When the trip ends, the family meets for a final time in Bristol to answer some tough questions. What do they owe society? What should they do? Can racism be erased?
“This project has so opened my eyes to things I’ve simply been blind to,” says Thomas DeWolf during a break at the Sundance Film Festival. “It is a spiritual quest for me, but not in the traditional sense. People really need to examine their own lives and see the ways in which we perpetuate inequality.”
The book and film come at a time when both race and gender have surfaced in the presidential campaign. DeWolf tackles both in his book, along with religious intolerance.
Although the book serves as a behind-the-scenes look at the film, it also offers something the film does not: a long deep look at one man’s interior journey. Mildly interested in the trip at first, DeWolf charts his every discomfort as he confronts harsh truths about his family, America and himself. At one point, he holds his head in his hands.
DeWolf, who dreamed of writing as a teenager, took notes on the initial trip but did not start working full-time on the book until 2 1/2.
Seven years later, the cousins are part of an effort to reach a racial conciliation through public discussions and education.
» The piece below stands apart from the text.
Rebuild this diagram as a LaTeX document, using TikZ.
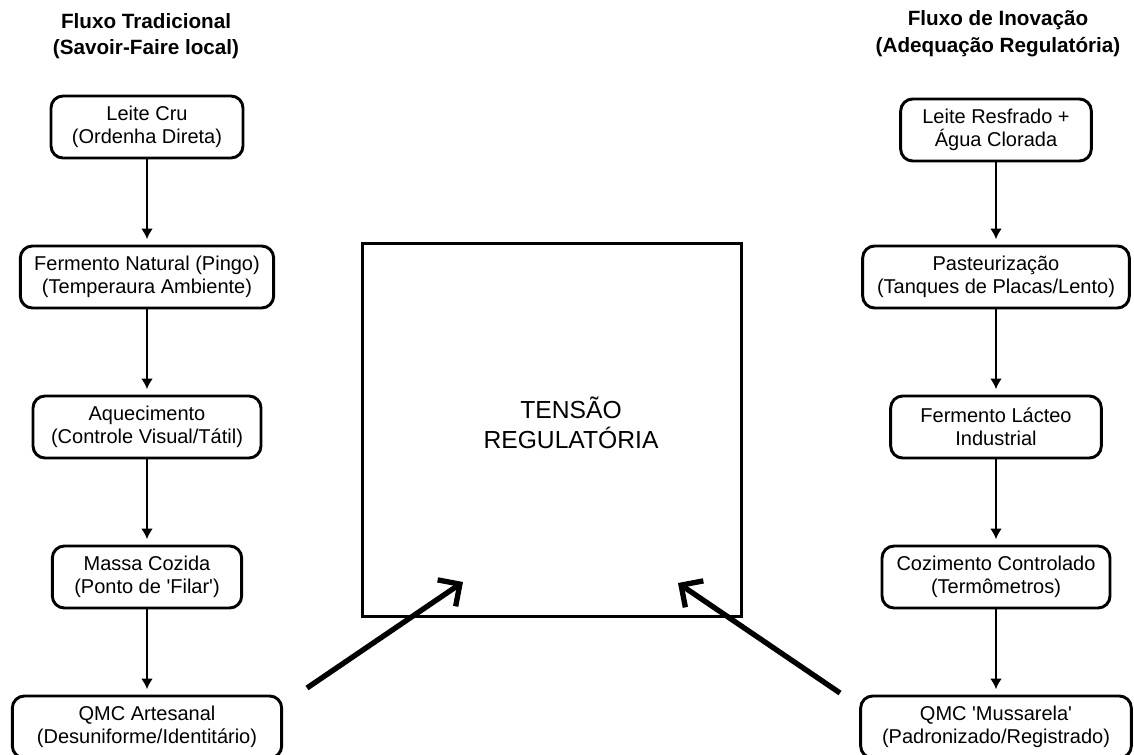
\documentclass[tikz,border=0pt]{standalone}
\usepackage{fontspec}
\setmainfont{Liberation Sans}
\usetikzlibrary{shapes,arrows,arrows.meta}

\begin{document}
\begin{tikzpicture}[x=0.75pt,y=-0.75pt]
\useasboundingbox (0,0) rectangle (1134,755);
\tikzstyle{every node} = [align=center, font=\fontsize{15}{17}\selectfont]
\tikzstyle{etapa} = [draw, line width=2.2pt, rounded corners=9pt, minimum height=46.5pt, inner xsep=3pt]
\tikzstyle{titulo} = [font=\bfseries\fontsize{15.5}{20}\selectfont]
\tikzstyle{seta} = [-{Latex[length=8pt,width=9pt]}, line width=1.6pt, shorten >=4pt]
\tikzstyle{setagrossa} = [-{Straight Barb[length=12pt,width=24pt]}, line width=4pt]

\node [titulo] (t1) at (146, 36) {Fluxo Tradicional\\(Savoir-Faire local)};
\node [titulo] (t2) at (998, 34) {Fluxo de Inovação\\(Adequação Regulatória)};

\node [etapa, minimum width=144pt] (a) at (147, 127) {Leite Cru\\(Ordenha Direta)};
\node [etapa, minimum width=190pt] (b) at (147, 277) {Fermento Natural (Pingo)\\(Temperaura Ambiente)};
\node [etapa, minimum width=171pt] (c) at (147, 427) {Aquecimento\\(Controle Visual/Tátil)};
\node [etapa, minimum width=142pt] (d) at (147, 577) {Massa Cozida\\(Ponto de \textquotesingle Filar\textquotesingle)};
\node [etapa, minimum width=202pt] (e) at (147, 727) {QMC Artesanal\\(Desuniforme/Identitário)};
\draw [seta] (a) to (b);
\draw [seta] (b) to (c);
\draw [seta] (c) to (d);
\draw [seta] (d) to (e);

\node [etapa, minimum width=143pt] (a2) at (996, 130) {Leite Resfrado +\\Água Clorada};
\node [etapa, minimum width=200pt] (b2) at (996, 277) {Pasteurização\\(Tanques de Placas/Lento)};
\node [etapa, minimum width=158pt] (c2) at (996, 427) {Fermento Lácteo\\Industrial};
\node [etapa, minimum width=171pt] (d2) at (996, 577) {Cozimento Controlado\\(Termômetros)};
\node [etapa, minimum width=203pt] (e2) at (996, 727) {QMC \textquotesingle Mussarela\textquotesingle\\(Padronizado/Registrado)};
\draw [seta] (a2) to (b2);
\draw [seta] (b2) to (c2);
\draw [seta] (c2) to (d2);
\draw [seta] (d2) to (e2);

\node [draw, line width=2.2pt, minimum width=284pt, minimum height=280pt] (t) at (552, 430) {};
\node [font=\fontsize{18.5}{22.5}\selectfont] (tt) at (571, 423) {TENSÃO\\REGULATÓRIA};

\coordinate (s1) at (307, 688);
\coordinate (f1) at (463, 582);
\coordinate (s2) at (840, 693);
\coordinate (f2) at (678, 583);
\draw [setagrossa] (s1) to (f1);
\draw [setagrossa] (s2) to (f2);
\end{tikzpicture}
\end{document}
DeWolf is convinced that four things must happen first: awareness of the issue, an apology, some kind of reparations, and forgiveness from the harmed party. Legislators in New Jersey, Alabama, Maryland, North Carolina and Virginia have apologized or expressed “profound regret” for their role in slavery and the slave trade. Rhode Island should too, says DeWolf.
In the final pages of his book, DeWolf explains his philosophy this way:
“In recounting my journey with nine distant cousins, my intent is to stimulate both reflection and serious conversation. There are no simple answers. But if we don’t confront these challenging issues, we will resolve nothing.” By speaking out, he says, “we finally break through the scars to clean the living wound properly and begin the healing . . . together.”